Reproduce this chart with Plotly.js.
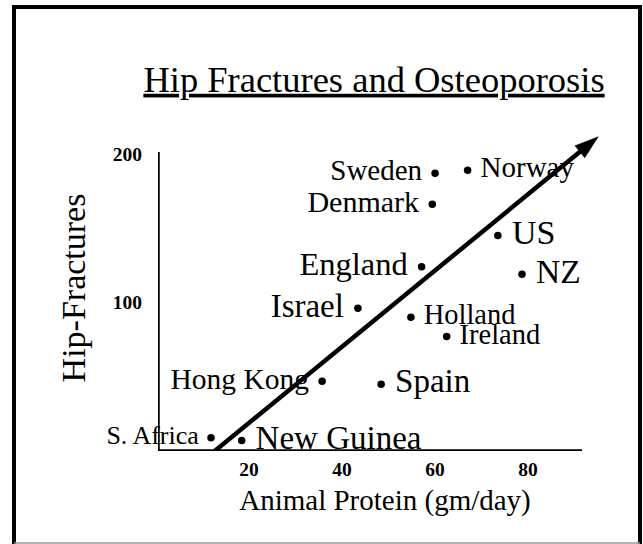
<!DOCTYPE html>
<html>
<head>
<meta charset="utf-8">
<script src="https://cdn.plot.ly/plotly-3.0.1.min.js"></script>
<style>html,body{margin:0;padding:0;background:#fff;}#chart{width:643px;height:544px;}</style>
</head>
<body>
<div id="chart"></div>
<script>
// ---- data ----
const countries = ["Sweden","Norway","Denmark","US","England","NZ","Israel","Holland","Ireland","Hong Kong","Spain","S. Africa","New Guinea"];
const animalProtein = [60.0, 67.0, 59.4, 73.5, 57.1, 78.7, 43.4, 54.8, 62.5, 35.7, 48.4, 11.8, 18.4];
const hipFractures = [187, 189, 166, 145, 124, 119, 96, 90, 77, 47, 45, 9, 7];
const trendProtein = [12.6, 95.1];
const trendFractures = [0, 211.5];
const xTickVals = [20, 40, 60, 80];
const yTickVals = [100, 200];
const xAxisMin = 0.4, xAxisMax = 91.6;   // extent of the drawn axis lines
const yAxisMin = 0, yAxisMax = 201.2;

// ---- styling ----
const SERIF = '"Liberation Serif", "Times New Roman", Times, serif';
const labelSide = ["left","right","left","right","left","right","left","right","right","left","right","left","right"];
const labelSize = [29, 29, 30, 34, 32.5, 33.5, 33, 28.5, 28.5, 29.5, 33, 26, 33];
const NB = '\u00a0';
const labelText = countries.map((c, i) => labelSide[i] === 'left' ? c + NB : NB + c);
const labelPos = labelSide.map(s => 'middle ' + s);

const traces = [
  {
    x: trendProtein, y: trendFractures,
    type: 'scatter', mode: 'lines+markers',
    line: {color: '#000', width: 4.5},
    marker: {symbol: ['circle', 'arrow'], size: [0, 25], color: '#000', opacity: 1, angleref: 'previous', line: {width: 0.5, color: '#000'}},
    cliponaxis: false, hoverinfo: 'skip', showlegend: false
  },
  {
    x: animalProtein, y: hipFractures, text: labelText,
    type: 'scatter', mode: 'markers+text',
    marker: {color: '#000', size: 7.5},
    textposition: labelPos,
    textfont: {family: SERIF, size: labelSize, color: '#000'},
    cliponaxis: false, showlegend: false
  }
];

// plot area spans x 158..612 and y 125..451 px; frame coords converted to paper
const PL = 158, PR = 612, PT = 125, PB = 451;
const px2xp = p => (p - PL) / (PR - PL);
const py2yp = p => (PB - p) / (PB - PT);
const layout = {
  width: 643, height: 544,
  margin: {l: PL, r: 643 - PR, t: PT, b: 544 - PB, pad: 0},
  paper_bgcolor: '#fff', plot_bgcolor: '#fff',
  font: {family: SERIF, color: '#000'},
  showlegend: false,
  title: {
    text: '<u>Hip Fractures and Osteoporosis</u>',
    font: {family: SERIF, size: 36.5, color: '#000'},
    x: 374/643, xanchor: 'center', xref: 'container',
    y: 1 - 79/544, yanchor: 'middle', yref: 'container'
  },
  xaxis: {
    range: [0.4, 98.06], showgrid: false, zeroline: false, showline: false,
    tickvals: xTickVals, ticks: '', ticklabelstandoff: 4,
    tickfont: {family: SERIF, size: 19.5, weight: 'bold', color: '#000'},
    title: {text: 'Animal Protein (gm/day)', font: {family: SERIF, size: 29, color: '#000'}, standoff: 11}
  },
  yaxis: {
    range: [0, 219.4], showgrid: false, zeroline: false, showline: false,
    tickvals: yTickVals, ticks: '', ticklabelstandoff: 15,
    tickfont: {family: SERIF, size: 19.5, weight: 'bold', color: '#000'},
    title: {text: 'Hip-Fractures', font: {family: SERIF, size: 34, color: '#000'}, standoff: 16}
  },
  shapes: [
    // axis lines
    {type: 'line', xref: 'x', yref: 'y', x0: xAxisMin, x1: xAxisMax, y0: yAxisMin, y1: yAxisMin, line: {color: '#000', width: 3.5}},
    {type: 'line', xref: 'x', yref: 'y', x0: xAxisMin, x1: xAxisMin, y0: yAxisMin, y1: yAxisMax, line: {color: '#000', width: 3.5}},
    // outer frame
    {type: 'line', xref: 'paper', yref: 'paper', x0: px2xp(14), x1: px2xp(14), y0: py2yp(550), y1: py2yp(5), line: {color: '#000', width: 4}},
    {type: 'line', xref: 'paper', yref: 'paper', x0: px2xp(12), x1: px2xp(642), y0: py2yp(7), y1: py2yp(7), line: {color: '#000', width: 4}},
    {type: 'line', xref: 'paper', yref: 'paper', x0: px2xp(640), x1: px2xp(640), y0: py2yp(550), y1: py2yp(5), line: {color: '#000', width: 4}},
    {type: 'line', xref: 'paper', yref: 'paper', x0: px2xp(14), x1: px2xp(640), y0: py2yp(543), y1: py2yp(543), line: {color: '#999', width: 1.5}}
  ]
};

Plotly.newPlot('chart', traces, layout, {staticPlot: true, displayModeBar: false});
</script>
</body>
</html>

**Written request:** From the data above, write out everything exactly except the pictures.

**Solved problem:**
Reproduce this chart with Plotly.js.
<!DOCTYPE html>
<html>
<head>
<meta charset="utf-8">
<script src="https://cdn.plot.ly/plotly-3.0.1.min.js"></script>
<style>html,body{margin:0;padding:0;background:#fff;}#chart{width:643px;height:544px;}</style>
</head>
<body>
<div id="chart"></div>
<script>
// ---- data ----
const countries = ["Sweden","Norway","Denmark","US","England","NZ","Israel","Holland","Ireland","Hong Kong","Spain","S. Africa","New Guinea"];
const animalProtein = [60.0, 67.0, 59.4, 73.5, 57.1, 78.7, 43.4, 54.8, 62.5, 35.7, 48.4, 11.8, 18.4];
const hipFractures = [187, 189, 166, 145, 124, 119, 96, 90, 77, 47, 45, 9, 7];
const trendProtein = [12.6, 95.1];
const trendFractures = [0, 211.5];
const xTickVals = [20, 40, 60, 80];
const yTickVals = [100, 200];
const xAxisMin = 0.4, xAxisMax = 91.6;   // extent of the drawn axis lines
const yAxisMin = 0, yAxisMax = 201.2;

// ---- styling ----
const SERIF = '"Liberation Serif", "Times New Roman", Times, serif';
const labelSide = ["left","right","left","right","left","right","left","right","right","left","right","left","right"];
const labelSize = [29, 29, 30, 34, 32.5, 33.5, 33, 28.5, 28.5, 29.5, 33, 26, 33];
const NB = '\u00a0';
const labelText = countries.map((c, i) => labelSide[i] === 'left' ? c + NB : NB + c);
const labelPos = labelSide.map(s => 'middle ' + s);

const traces = [
  {
    x: trendProtein, y: trendFractures,
    type: 'scatter', mode: 'lines+markers',
    line: {color: '#000', width: 4.5},
    marker: {symbol: ['circle', 'arrow'], size: [0, 25], color: '#000', opacity: 1, angleref: 'previous', line: {width: 0.5, color: '#000'}},
    cliponaxis: false, hoverinfo: 'skip', showlegend: false
  },
  {
    x: animalProtein, y: hipFractures, text: labelText,
    type: 'scatter', mode: 'markers+text',
    marker: {color: '#000', size: 7.5},
    textposition: labelPos,
    textfont: {family: SERIF, size: labelSize, color: '#000'},
    cliponaxis: false, showlegend: false
  }
];

// plot area spans x 158..612 and y 125..451 px; frame coords converted to paper
const PL = 158, PR = 612, PT = 125, PB = 451;
const px2xp = p => (p - PL) / (PR - PL);
const py2yp = p => (PB - p) / (PB - PT);
const layout = {
  width: 643, height: 544,
  margin: {l: PL, r: 643 - PR, t: PT, b: 544 - PB, pad: 0},
  paper_bgcolor: '#fff', plot_bgcolor: '#fff',
  font: {family: SERIF, color: '#000'},
  showlegend: false,
  title: {
    text: '<u>Hip Fractures and Osteoporosis</u>',
    font: {family: SERIF, size: 36.5, color: '#000'},
    x: 374/643, xanchor: 'center', xref: 'container',
    y: 1 - 79/544, yanchor: 'middle', yref: 'container'
  },
  xaxis: {
    range: [0.4, 98.06], showgrid: false, zeroline: false, showline: false,
    tickvals: xTickVals, ticks: '', ticklabelstandoff: 4,
    tickfont: {family: SERIF, size: 19.5, weight: 'bold', color: '#000'},
    title: {text: 'Animal Protein (gm/day)', font: {family: SERIF, size: 29, color: '#000'}, standoff: 11}
  },
  yaxis: {
    range: [0, 219.4], showgrid: false, zeroline: false, showline: false,
    tickvals: yTickVals, ticks: '', ticklabelstandoff: 15,
    tickfont: {family: SERIF, size: 19.5, weight: 'bold', color: '#000'},
    title: {text: 'Hip-Fractures', font: {family: SERIF, size: 34, color: '#000'}, standoff: 16}
  },
  shapes: [
    // axis lines
    {type: 'line', xref: 'x', yref: 'y', x0: xAxisMin, x1: xAxisMax, y0: yAxisMin, y1: yAxisMin, line: {color: '#000', width: 3.5}},
    {type: 'line', xref: 'x', yref: 'y', x0: xAxisMin, x1: xAxisMin, y0: yAxisMin, y1: yAxisMax, line: {color: '#000', width: 3.5}},
    // outer frame
    {type: 'line', xref: 'paper', yref: 'paper', x0: px2xp(14), x1: px2xp(14), y0: py2yp(550), y1: py2yp(5), line: {color: '#000', width: 4}},
    {type: 'line', xref: 'paper', yref: 'paper', x0: px2xp(12), x1: px2xp(642), y0: py2yp(7), y1: py2yp(7), line: {color: '#000', width: 4}},
    {type: 'line', xref: 'paper', yref: 'paper', x0: px2xp(640), x1: px2xp(640), y0: py2yp(550), y1: py2yp(5), line: {color: '#000', width: 4}},
    {type: 'line', xref: 'paper', yref: 'paper', x0: px2xp(14), x1: px2xp(640), y0: py2yp(543), y1: py2yp(543), line: {color: '#999', width: 1.5}}
  ]
};

Plotly.newPlot('chart', traces, layout, {staticPlot: true, displayModeBar: false});
</script>
</body>
</html>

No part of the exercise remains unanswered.